**EXERCISE:**
Retype all the entries word for word, but omit the pictures.
———
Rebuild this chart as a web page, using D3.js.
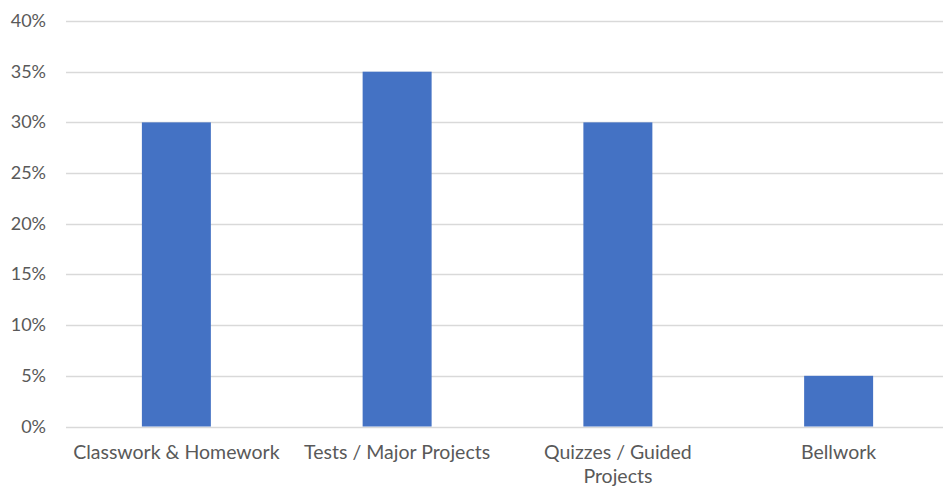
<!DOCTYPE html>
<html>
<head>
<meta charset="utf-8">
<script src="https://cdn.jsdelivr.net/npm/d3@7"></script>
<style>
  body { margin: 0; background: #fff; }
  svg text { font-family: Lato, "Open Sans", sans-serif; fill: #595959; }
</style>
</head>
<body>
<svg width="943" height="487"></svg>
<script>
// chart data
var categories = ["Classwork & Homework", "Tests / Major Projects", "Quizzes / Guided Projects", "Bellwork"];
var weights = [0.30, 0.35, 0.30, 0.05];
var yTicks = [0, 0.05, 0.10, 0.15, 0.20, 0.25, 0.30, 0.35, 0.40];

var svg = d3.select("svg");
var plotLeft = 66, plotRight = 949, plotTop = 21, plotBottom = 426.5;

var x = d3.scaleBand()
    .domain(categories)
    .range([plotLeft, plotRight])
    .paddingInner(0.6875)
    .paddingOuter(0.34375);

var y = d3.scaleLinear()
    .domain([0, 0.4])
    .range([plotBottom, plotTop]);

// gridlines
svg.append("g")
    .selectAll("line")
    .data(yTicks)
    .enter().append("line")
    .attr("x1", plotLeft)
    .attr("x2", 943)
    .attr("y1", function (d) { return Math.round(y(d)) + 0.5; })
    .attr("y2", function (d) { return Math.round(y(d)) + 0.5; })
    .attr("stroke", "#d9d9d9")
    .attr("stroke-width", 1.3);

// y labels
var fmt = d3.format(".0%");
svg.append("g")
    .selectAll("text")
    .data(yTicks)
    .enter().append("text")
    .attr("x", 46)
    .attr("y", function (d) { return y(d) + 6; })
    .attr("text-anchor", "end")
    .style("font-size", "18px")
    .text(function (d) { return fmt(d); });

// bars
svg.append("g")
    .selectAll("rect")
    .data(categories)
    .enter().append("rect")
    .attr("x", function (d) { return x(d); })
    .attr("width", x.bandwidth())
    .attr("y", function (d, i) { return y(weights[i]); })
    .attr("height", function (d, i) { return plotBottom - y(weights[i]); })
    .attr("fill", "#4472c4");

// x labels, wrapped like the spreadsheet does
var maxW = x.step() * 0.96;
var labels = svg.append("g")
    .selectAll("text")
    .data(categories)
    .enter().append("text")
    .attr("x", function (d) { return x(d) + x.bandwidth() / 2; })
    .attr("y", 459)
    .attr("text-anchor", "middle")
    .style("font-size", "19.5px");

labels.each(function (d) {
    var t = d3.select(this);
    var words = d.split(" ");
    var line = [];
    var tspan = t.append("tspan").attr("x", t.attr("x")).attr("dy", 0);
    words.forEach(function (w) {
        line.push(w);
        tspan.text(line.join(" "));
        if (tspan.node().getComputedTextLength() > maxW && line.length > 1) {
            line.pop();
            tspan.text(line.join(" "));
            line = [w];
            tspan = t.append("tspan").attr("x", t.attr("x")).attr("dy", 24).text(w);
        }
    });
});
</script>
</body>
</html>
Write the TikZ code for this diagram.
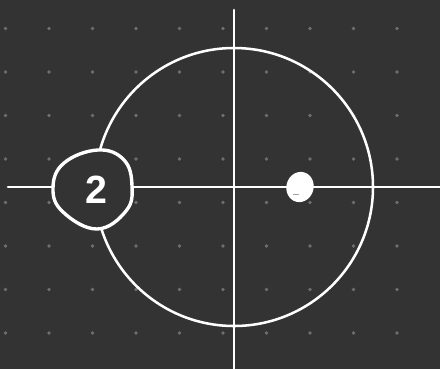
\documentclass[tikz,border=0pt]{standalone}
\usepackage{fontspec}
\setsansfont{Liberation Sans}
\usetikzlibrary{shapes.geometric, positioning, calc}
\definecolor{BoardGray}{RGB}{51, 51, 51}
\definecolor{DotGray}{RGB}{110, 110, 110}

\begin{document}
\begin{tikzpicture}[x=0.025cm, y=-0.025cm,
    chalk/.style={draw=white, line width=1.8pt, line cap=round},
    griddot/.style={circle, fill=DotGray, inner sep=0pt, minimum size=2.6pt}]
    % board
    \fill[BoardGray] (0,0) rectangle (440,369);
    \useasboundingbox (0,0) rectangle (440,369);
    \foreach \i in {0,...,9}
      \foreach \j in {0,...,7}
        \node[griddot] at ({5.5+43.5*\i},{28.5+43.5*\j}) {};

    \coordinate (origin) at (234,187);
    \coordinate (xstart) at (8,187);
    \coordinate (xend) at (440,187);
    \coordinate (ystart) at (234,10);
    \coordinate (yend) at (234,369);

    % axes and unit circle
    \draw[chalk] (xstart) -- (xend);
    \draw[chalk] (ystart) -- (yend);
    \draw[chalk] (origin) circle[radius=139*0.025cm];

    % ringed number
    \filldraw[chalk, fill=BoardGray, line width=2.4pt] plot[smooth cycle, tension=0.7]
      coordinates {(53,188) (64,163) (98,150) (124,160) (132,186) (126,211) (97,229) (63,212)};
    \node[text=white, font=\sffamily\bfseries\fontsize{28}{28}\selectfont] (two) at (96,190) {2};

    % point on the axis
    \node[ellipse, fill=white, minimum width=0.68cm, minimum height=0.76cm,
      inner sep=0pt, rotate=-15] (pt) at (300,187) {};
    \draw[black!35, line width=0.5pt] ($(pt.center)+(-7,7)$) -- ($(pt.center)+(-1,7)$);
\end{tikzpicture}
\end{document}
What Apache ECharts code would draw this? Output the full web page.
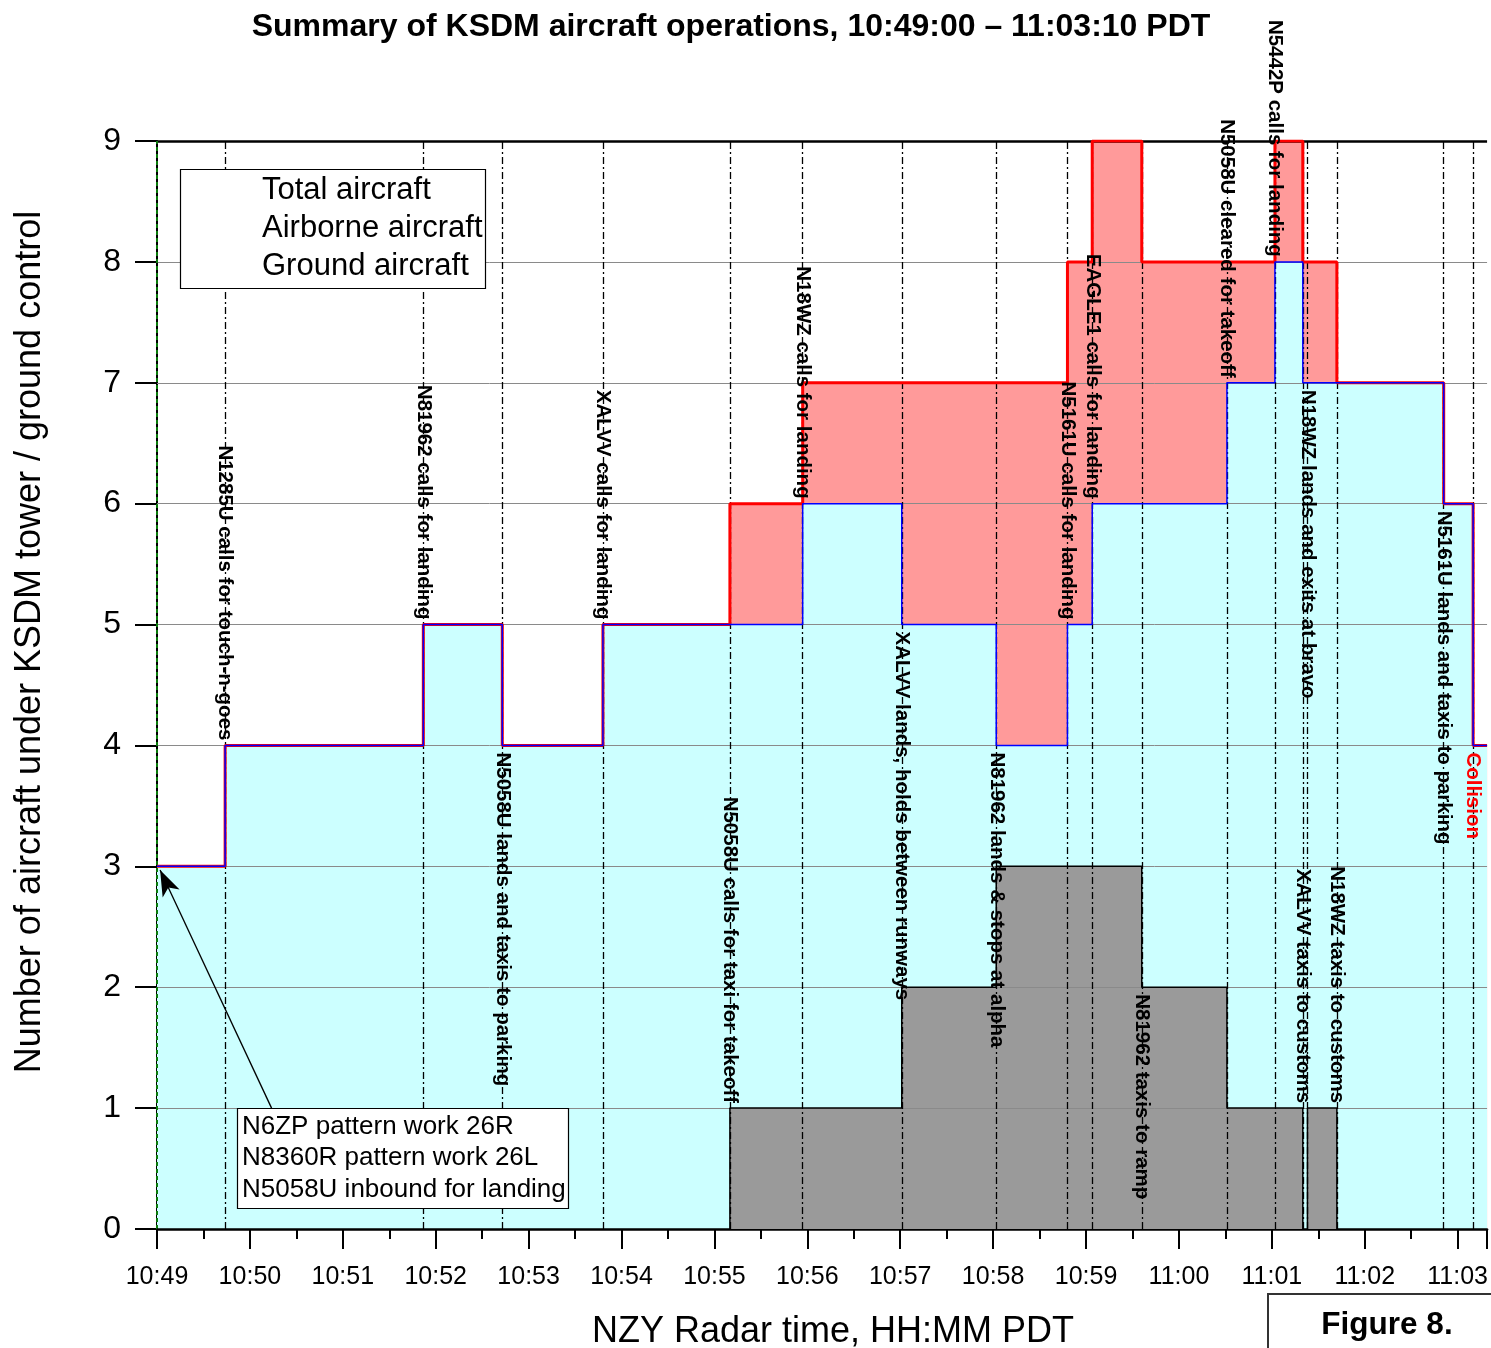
———
**REPLY TO THE TASK:**
Rebuild this chart as a web page, using D3.js.
<!DOCTYPE html>
<html>
<head>
<meta charset="utf-8">
<script src="https://cdn.jsdelivr.net/npm/d3@7"></script>
<style>
  body { margin: 0; background: #fff; }
  svg text { font-family: Lato, "Open Sans", sans-serif; fill: #595959; }
</style>
</head>
<body>
<svg width="943" height="487"></svg>
<script>
// chart data
var categories = ["Classwork & Homework", "Tests / Major Projects", "Quizzes / Guided Projects", "Bellwork"];
var weights = [0.30, 0.35, 0.30, 0.05];
var yTicks = [0, 0.05, 0.10, 0.15, 0.20, 0.25, 0.30, 0.35, 0.40];

var svg = d3.select("svg");
var plotLeft = 66, plotRight = 949, plotTop = 21, plotBottom = 426.5;

var x = d3.scaleBand()
    .domain(categories)
    .range([plotLeft, plotRight])
    .paddingInner(0.6875)
    .paddingOuter(0.34375);

var y = d3.scaleLinear()
    .domain([0, 0.4])
    .range([plotBottom, plotTop]);

// gridlines
svg.append("g")
    .selectAll("line")
    .data(yTicks)
    .enter().append("line")
    .attr("x1", plotLeft)
    .attr("x2", 943)
    .attr("y1", function (d) { return Math.round(y(d)) + 0.5; })
    .attr("y2", function (d) { return Math.round(y(d)) + 0.5; })
    .attr("stroke", "#d9d9d9")
    .attr("stroke-width", 1.3);

// y labels
var fmt = d3.format(".0%");
svg.append("g")
    .selectAll("text")
    .data(yTicks)
    .enter().append("text")
    .attr("x", 46)
    .attr("y", function (d) { return y(d) + 6; })
    .attr("text-anchor", "end")
    .style("font-size", "18px")
    .text(function (d) { return fmt(d); });

// bars
svg.append("g")
    .selectAll("rect")
    .data(categories)
    .enter().append("rect")
    .attr("x", function (d) { return x(d); })
    .attr("width", x.bandwidth())
    .attr("y", function (d, i) { return y(weights[i]); })
    .attr("height", function (d, i) { return plotBottom - y(weights[i]); })
    .attr("fill", "#4472c4");

// x labels, wrapped like the spreadsheet does
var maxW = x.step() * 0.96;
var labels = svg.append("g")
    .selectAll("text")
    .data(categories)
    .enter().append("text")
    .attr("x", function (d) { return x(d) + x.bandwidth() / 2; })
    .attr("y", 459)
    .attr("text-anchor", "middle")
    .style("font-size", "19.5px");

labels.each(function (d) {
    var t = d3.select(this);
    var words = d.split(" ");
    var line = [];
    var tspan = t.append("tspan").attr("x", t.attr("x")).attr("dy", 0);
    words.forEach(function (w) {
        line.push(w);
        tspan.text(line.join(" "));
        if (tspan.node().getComputedTextLength() > maxW && line.length > 1) {
            line.pop();
            tspan.text(line.join(" "));
            line = [w];
            tspan = t.append("tspan").attr("x", t.attr("x")).attr("dy", 24).text(w);
        }
    });
});
</script>
</body>
</html>
Write the TikZ code for this diagram.
\documentclass[tikz,border=0pt]{standalone}
\usepackage{fontspec}
\setsansfont{Liberation Sans}
\usetikzlibrary{shapes.geometric, positioning, calc}
\definecolor{BoardGray}{RGB}{51, 51, 51}
\definecolor{DotGray}{RGB}{110, 110, 110}

\begin{document}
\begin{tikzpicture}[x=0.025cm, y=-0.025cm,
    chalk/.style={draw=white, line width=1.8pt, line cap=round},
    griddot/.style={circle, fill=DotGray, inner sep=0pt, minimum size=2.6pt}]
    % board
    \fill[BoardGray] (0,0) rectangle (440,369);
    \useasboundingbox (0,0) rectangle (440,369);
    \foreach \i in {0,...,9}
      \foreach \j in {0,...,7}
        \node[griddot] at ({5.5+43.5*\i},{28.5+43.5*\j}) {};

    \coordinate (origin) at (234,187);
    \coordinate (xstart) at (8,187);
    \coordinate (xend) at (440,187);
    \coordinate (ystart) at (234,10);
    \coordinate (yend) at (234,369);

    % axes and unit circle
    \draw[chalk] (xstart) -- (xend);
    \draw[chalk] (ystart) -- (yend);
    \draw[chalk] (origin) circle[radius=139*0.025cm];

    % ringed number
    \filldraw[chalk, fill=BoardGray, line width=2.4pt] plot[smooth cycle, tension=0.7]
      coordinates {(53,188) (64,163) (98,150) (124,160) (132,186) (126,211) (97,229) (63,212)};
    \node[text=white, font=\sffamily\bfseries\fontsize{28}{28}\selectfont] (two) at (96,190) {2};

    % point on the axis
    \node[ellipse, fill=white, minimum width=0.68cm, minimum height=0.76cm,
      inner sep=0pt, rotate=-15] (pt) at (300,187) {};
    \draw[black!35, line width=0.5pt] ($(pt.center)+(-7,7)$) -- ($(pt.center)+(-1,7)$);
\end{tikzpicture}
\end{document}
What Apache ECharts code would draw this? Output the full web page.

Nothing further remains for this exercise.